While most of us wouldn’t think twice before doing something that would be profitable or something that elevate us, we are great pretenders and wouldn’t be caught dead wearing the wrong or politically incorrect opinion. We elevate those in power to bitch about them behind their backs; we show respect and at the same time curse them in private. (A peon who was obsequious in the boss’s presence began calling the man a b*****d out of earshot.) There is nothing gentlemanlike about us when we bitch about our colleagues when they are absent and spread rumours about them. You don’t have to go far to get evidence. Listen to conversations in trains and public transport, you will get enough of it.

I think, perhaps misguidedly (prove it!) that it’s our poverty and lack of opportunities that makes us so.

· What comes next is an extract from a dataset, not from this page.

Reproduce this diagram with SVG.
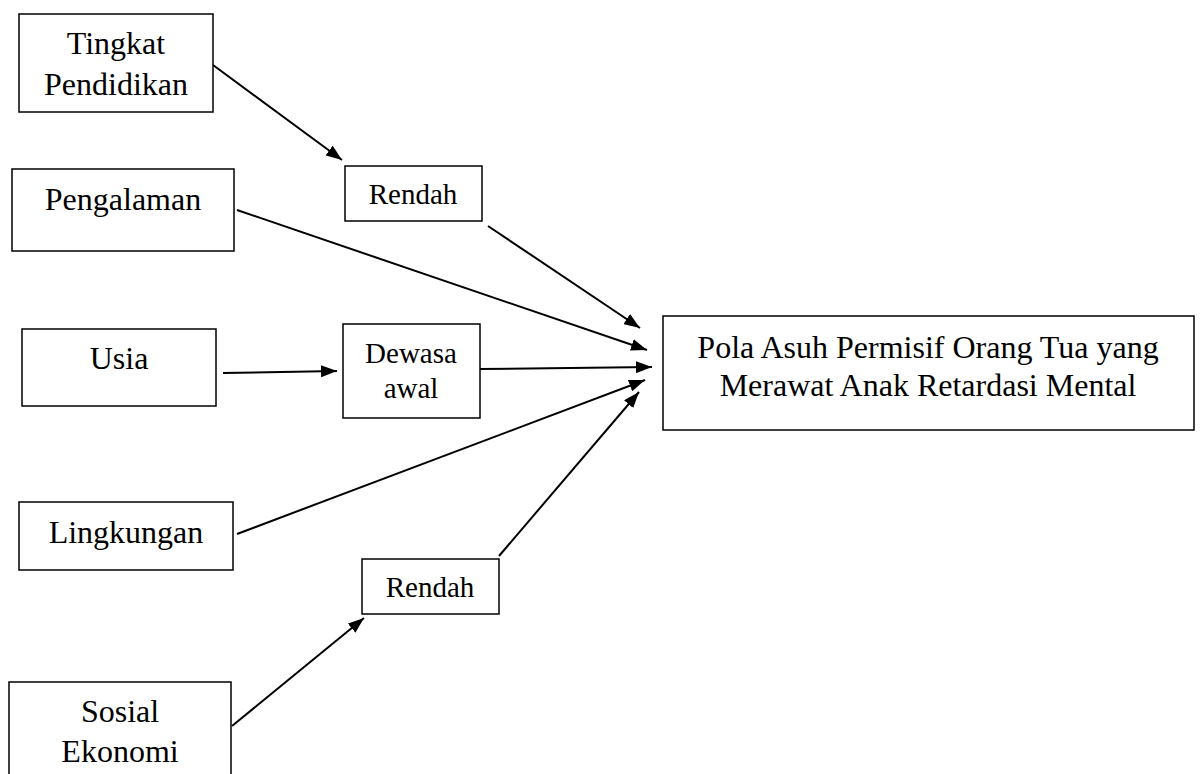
<svg xmlns="http://www.w3.org/2000/svg" width="1200" height="774" viewBox="0 0 1200 774">
<style>
.box{fill:#fff;stroke:#000;stroke-width:1.5}
.t{font-family:"Liberation Serif","Times New Roman",serif;font-size:32px;fill:#000;text-anchor:middle}
.s{font-size:29px}
.c{stroke:#000;stroke-width:2;fill:none;marker-end:url(#ah)}
</style>
<defs>
<marker id="ah" viewBox="0 0 16 12" refX="16" refY="6" markerWidth="16" markerHeight="12" markerUnits="userSpaceOnUse" orient="auto">
<path d="M0,0 L16,6 L0,12 z" fill="#000"/>
</marker>
</defs>
<rect width="1200" height="774" fill="#fff"/>
<g id="connectors">
<line class="c" x1="213" y1="65" x2="342" y2="160"/>
<line class="c" x1="237" y1="210" x2="647" y2="350"/>
<line class="c" x1="223" y1="373" x2="337" y2="371"/>
<line class="c" x1="480" y1="369" x2="652" y2="367"/>
<line class="c" x1="237" y1="534" x2="645" y2="380"/>
<line class="c" x1="488" y1="226" x2="640" y2="328"/>
<line class="c" x1="232" y1="726" x2="364" y2="618"/>
<line class="c" x1="499" y1="556" x2="639" y2="392"/>
</g>
<g id="tingkat">
<rect class="box" x="19" y="14" width="194" height="98"/>
<text class="t" x="116" y="54">Tingkat</text>
<text class="t" x="116" y="95">Pendidikan</text>
</g>
<g id="pengalaman">
<rect class="box" x="12" y="169" width="222" height="82"/>
<text class="t" x="123" y="210">Pengalaman</text>
</g>
<g id="rendah1">
<rect class="box" x="345" y="166" width="137" height="55"/>
<text class="t s" x="413" y="204">Rendah</text>
</g>
<g id="usia">
<rect class="box" x="22" y="329" width="194" height="77"/>
<text class="t" x="119" y="369">Usia</text>
</g>
<g id="dewasa">
<rect class="box" x="343" y="324" width="137" height="94"/>
<text class="t s" x="411" y="363">Dewasa</text>
<text class="t s" x="411" y="398">awal</text>
</g>
<g id="lingkungan">
<rect class="box" x="19" y="502" width="214" height="68"/>
<text class="t" x="126" y="543">Lingkungan</text>
</g>
<g id="rendah2">
<rect class="box" x="362" y="559" width="137" height="55"/>
<text class="t s" x="430" y="597">Rendah</text>
</g>
<g id="sosial">
<rect class="box" x="9" y="682" width="222" height="100"/>
<text class="t" x="120" y="722">Sosial</text>
<text class="t" x="120" y="762">Ekonomi</text>
</g>
<g id="pola">
<rect class="box" x="663" y="316" width="531" height="114"/>
<text class="t" x="928" y="358">Pola Asuh Permisif Orang Tua yang</text>
<text class="t" x="928" y="396">Merawat Anak Retardasi Mental</text>
</g>
</svg>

Plus a lack of a social awareness that could have been inculcated by the reading of literature. We read very little. When I am reading a novel in the train my neighbours peep inside my book and read along with me. Bad manners, notwithstanding, I ask them if I can lend them the book so they can read it, “it’s a nice book,” I say.

“No, I won’t be able to finish it. I don’t have the patience and the time. Besides they are expensive.”

“Make time, I read on trains. There’s a guy I know who will lend it for Rs 20.”

“I would rather listen to music.”

What music? Pirated ones? Surreptitiously ripped from albums and downloaded from shady online sites, hosted in Pakistan?

I think I have made my point. My opinion is: we are opportunists and are like this only.

2 comments:

ZB said...

its so true, john. when we are small We are also taught by our parents that we have to be extra smart, or else someone will take away our opportunity. 'smartness' means being cunning.
our thinking is very different. Our parents generation still think they are in 1960s, they refuse to change.

Thanks for sharing this article. :)))

Unknown said...

Hi Zillion, yes, true. We don't realise how we are depriving another person of his/her rights and dignity when we are insensitive to their needs.